Many people utilize marijuana as a depressant to relax or relieve stress. While this may seem as less harmful than other substances (e.g., alcohol, cigarettes, prescription drugs) to relax, using marijuana as a depressant can be a long-term problem.
For example, if you use marijuana every night so you can go to sleep, this could cause you not to be able to fall asleep without it.
In addition, like smoking cigarettes and other forms of tobacco, smoking cannabis for a lengthy period of time could irritate your airways. This can increase your risk of respiratory conditions, such as bronchitis or a chronic cough.
Marijuana as a Stimulant
The total opposite of depressants is stimulant drugs. Stimulants cause a person to experience heightened awareness and feelings of euphoria or excitement.
Many people who have (or currently) use marijuana experience these types of effects, thereby making it a stimulant for them. These people may even feel that cannabis makes them more “productive” and willing to do or think more.
These effects are harmless if that’s all that they experience. However, it could be an impending issue if marijuana causes:
- racing heartbeat
If marijuana is a stimulant to you, the good news is it is less deleterious and addictive than other stimulants such as meth and cocaine.
However, long-term use still can cause the same issues as if was a depressant. (e.g., respiratory issues)
Marijuana as a Hallucinogen
The biggest stereotype for marijuana is it is a hallucinogen. The reason for that is due to the “getting high” phenomenon.
The truth is (as you just read) everybody doesn’t get “high” when smoking marijuana. Some people’s body reacts to it as a depressant, stimulant or opiate. However, a great number of people has experienced marijuana as a hallucinogen.
Hallucinogens are substances that alter your perception of reality, either through changes in your visual or auditory. So this could make people see things that aren’t really there or think outlandish ideas.
Depending on the strain of cannabis, the hallucinogen effect can be very strong or weak for an individual. In rare cases, people may be left with flashbacks, psychosis, or a condition called hallucinogen persisting perception disorder.
Smoking marijuana shouldn’t cause these mental disorders but it could cause anxiety and depression, although it could also cure these issues too.
Is Marijuana an Opiate?
Many consider marijuana as a hallucinogen, depressant, and a stimulant. But not an opiate. Well, it appears that it actually is an opiate too!

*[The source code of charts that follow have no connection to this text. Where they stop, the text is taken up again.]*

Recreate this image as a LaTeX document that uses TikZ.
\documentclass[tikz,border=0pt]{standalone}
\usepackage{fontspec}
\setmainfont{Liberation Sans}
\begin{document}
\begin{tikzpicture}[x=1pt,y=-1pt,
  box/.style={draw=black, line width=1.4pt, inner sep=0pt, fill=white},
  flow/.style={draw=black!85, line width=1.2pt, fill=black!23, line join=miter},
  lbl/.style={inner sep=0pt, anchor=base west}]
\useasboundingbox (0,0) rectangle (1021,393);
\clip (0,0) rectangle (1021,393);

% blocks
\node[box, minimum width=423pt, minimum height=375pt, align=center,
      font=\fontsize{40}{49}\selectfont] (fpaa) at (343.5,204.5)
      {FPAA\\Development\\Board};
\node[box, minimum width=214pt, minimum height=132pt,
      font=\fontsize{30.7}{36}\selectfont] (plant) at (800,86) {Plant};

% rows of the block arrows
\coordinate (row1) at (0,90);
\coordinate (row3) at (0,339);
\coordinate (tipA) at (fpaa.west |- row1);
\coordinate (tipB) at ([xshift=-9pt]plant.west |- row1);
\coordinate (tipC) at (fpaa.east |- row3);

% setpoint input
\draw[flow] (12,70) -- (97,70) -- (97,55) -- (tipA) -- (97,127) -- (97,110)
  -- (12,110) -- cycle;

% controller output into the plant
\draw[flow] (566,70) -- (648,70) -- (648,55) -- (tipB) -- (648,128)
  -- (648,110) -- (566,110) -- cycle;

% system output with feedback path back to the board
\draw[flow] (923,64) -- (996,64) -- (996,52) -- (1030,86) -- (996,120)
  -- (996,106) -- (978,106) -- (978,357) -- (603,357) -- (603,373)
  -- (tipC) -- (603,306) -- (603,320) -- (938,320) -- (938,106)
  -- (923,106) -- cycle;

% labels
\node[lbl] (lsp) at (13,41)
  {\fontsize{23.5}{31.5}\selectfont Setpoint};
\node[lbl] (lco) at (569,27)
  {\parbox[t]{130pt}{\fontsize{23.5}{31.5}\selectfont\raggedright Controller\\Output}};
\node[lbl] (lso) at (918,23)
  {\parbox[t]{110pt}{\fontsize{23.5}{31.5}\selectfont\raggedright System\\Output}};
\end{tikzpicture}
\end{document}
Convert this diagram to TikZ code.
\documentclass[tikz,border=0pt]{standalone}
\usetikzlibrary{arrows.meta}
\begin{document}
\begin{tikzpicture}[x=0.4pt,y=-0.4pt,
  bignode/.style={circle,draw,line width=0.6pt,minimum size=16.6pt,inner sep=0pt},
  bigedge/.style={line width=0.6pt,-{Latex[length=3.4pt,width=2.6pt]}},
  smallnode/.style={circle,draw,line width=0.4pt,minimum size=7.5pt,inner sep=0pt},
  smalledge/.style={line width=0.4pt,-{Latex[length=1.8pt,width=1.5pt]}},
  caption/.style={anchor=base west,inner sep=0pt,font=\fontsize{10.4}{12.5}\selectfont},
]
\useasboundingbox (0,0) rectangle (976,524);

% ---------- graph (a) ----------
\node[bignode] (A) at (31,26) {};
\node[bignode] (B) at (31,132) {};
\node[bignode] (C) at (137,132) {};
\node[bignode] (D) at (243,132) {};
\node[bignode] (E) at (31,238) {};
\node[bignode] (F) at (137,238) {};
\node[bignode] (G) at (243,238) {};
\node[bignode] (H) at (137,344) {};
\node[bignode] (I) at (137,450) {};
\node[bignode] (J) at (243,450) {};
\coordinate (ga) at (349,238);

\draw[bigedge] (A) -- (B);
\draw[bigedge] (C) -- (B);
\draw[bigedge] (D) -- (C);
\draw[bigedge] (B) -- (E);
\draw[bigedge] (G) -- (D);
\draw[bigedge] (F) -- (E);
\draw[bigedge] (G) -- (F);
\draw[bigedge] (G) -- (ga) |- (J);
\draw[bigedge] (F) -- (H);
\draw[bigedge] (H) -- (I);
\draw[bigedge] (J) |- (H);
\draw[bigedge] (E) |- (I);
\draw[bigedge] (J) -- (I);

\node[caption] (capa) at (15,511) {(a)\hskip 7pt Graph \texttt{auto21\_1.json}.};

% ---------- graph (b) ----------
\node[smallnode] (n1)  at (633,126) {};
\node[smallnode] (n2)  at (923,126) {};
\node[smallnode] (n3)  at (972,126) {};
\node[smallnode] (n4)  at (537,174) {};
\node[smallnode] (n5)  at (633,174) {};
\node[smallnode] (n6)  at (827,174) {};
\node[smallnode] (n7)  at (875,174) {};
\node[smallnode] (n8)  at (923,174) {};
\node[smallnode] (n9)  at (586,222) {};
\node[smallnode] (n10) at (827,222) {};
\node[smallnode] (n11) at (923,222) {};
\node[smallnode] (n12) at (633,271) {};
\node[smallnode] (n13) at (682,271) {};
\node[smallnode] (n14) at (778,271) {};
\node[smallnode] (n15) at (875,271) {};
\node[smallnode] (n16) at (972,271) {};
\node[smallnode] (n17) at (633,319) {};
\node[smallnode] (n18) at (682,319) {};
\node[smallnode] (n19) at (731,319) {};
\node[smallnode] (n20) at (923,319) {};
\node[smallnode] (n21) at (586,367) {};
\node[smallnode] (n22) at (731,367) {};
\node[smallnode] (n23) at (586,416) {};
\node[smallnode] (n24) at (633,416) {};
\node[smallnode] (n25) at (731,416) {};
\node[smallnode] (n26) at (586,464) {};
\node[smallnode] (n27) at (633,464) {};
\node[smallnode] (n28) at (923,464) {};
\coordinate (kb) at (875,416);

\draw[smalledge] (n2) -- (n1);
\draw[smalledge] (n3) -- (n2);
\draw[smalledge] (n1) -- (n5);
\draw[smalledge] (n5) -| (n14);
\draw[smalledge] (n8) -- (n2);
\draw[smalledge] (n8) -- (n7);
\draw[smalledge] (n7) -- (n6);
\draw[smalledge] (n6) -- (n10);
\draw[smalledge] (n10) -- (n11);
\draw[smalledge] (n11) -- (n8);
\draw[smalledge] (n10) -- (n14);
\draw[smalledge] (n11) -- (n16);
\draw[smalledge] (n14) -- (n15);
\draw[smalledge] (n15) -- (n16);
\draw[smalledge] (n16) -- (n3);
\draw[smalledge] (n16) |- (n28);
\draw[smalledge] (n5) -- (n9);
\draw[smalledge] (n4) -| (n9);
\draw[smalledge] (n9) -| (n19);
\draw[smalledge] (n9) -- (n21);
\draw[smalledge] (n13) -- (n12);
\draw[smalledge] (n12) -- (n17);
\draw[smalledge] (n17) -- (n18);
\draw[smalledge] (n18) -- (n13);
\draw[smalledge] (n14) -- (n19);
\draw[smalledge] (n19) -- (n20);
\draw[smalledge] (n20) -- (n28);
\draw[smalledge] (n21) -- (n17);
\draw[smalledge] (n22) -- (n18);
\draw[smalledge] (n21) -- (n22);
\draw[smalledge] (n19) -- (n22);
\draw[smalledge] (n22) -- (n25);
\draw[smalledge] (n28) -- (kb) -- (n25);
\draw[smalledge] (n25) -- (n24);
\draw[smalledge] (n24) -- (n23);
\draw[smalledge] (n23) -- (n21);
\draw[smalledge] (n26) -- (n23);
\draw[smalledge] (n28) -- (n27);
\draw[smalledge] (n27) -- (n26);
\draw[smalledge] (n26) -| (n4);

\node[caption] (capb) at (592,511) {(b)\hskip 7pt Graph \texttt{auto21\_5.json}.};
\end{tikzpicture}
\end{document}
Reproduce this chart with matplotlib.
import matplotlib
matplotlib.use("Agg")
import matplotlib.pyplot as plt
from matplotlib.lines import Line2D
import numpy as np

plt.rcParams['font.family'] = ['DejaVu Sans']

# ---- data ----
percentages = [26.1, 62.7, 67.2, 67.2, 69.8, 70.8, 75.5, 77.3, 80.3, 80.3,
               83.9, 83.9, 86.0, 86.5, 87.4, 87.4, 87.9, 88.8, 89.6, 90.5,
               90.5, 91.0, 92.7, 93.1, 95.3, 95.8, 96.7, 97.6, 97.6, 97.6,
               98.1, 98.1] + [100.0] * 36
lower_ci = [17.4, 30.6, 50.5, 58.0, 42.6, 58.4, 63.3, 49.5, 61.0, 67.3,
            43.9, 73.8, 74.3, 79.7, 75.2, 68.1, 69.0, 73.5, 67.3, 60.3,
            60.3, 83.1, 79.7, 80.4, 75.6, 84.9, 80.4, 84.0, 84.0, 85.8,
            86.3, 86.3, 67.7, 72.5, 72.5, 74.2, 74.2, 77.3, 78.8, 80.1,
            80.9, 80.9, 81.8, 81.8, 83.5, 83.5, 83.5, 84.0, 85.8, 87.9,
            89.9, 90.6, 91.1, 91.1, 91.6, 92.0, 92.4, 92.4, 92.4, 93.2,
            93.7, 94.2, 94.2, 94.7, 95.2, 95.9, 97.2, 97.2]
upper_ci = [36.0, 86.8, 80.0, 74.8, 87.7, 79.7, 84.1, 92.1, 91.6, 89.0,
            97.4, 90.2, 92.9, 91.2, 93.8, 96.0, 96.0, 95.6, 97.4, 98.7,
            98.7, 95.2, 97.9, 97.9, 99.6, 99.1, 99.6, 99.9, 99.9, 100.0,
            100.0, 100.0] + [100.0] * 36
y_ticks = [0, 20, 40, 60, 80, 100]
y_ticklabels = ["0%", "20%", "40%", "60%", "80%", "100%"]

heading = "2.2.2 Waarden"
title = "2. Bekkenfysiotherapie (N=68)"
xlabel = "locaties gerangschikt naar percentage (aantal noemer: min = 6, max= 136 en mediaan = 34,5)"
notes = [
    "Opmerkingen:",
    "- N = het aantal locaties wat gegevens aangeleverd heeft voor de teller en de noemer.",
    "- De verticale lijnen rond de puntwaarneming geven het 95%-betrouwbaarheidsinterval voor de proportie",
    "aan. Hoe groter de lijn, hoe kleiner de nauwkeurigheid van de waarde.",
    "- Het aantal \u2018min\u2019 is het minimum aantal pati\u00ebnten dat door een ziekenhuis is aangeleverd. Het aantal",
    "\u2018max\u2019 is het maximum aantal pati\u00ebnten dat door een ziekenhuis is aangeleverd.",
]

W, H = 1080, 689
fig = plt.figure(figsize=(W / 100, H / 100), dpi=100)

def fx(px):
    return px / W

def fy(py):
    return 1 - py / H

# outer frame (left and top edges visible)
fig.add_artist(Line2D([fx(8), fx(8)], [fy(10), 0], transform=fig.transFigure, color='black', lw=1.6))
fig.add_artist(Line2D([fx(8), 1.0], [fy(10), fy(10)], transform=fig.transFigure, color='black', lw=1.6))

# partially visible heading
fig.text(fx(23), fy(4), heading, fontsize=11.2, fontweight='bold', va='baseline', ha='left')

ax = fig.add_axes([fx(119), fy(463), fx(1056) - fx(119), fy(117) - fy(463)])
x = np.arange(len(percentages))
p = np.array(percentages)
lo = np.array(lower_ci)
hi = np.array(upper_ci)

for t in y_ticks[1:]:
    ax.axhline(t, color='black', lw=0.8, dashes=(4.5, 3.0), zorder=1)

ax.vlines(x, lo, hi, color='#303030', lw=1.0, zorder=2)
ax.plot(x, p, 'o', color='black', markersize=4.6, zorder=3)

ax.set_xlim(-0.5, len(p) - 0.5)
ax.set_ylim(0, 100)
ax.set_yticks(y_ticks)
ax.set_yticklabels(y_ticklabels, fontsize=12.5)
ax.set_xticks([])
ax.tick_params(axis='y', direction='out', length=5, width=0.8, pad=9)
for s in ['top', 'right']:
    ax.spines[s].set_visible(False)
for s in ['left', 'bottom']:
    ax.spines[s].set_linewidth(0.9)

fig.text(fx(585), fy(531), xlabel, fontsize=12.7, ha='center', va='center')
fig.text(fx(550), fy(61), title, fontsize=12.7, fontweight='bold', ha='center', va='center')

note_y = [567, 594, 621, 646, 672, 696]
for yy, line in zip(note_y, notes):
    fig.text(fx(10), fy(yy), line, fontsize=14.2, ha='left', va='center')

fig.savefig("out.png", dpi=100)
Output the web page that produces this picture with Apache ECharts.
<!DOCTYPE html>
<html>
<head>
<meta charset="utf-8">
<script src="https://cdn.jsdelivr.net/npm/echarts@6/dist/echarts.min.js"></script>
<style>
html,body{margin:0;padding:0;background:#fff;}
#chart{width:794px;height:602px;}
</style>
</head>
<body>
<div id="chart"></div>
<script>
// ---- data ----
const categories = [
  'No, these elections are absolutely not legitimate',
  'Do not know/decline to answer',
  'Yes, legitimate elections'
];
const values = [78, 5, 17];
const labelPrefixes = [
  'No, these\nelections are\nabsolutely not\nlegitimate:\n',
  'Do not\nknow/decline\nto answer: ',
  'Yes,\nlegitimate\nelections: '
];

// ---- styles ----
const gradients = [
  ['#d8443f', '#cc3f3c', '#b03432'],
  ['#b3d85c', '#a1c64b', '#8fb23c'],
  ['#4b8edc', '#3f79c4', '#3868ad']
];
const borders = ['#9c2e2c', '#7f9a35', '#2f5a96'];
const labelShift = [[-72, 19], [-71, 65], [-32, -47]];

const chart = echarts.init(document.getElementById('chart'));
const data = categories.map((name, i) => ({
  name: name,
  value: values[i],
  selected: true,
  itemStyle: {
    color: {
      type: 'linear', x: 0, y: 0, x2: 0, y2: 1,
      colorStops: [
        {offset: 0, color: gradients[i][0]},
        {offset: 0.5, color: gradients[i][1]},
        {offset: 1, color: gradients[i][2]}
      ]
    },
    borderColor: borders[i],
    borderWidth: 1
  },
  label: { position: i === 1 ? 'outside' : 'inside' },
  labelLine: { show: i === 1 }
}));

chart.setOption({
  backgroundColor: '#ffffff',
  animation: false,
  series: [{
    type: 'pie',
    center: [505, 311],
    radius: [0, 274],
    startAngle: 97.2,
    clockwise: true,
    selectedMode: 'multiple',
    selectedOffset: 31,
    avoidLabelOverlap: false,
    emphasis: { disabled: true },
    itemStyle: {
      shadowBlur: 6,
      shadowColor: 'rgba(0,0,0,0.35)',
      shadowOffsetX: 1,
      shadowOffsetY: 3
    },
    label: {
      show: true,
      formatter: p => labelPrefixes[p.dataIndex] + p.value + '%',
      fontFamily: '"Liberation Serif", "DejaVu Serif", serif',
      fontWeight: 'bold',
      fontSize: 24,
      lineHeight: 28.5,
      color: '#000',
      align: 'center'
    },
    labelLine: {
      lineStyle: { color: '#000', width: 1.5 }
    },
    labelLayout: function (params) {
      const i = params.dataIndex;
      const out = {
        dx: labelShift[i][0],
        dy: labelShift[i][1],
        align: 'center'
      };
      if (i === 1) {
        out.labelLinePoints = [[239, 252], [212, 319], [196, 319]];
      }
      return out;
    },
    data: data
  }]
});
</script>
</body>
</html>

Opiates are powerful painkillers that quickly produce feelings of euphoria. While marijuana isn’t as strong as codeine or morphine, it serves as a pain-killing drug too.
In fact, many people (especially athletes) prefer to use marijuana to alleviate pain because it isn’t super-strong nor does it have an extremely powerful additive effect on the brain.
The answer to the “Is marijuana a depressant?” question is a resounding yes. But marijuana is also a depressant, opiate, and stimulant too! It all depends on how your body reacts to it. As more marijuana laws are passed to legalize it, I wouldn’t be surprised if it is discovered to have other types of effects.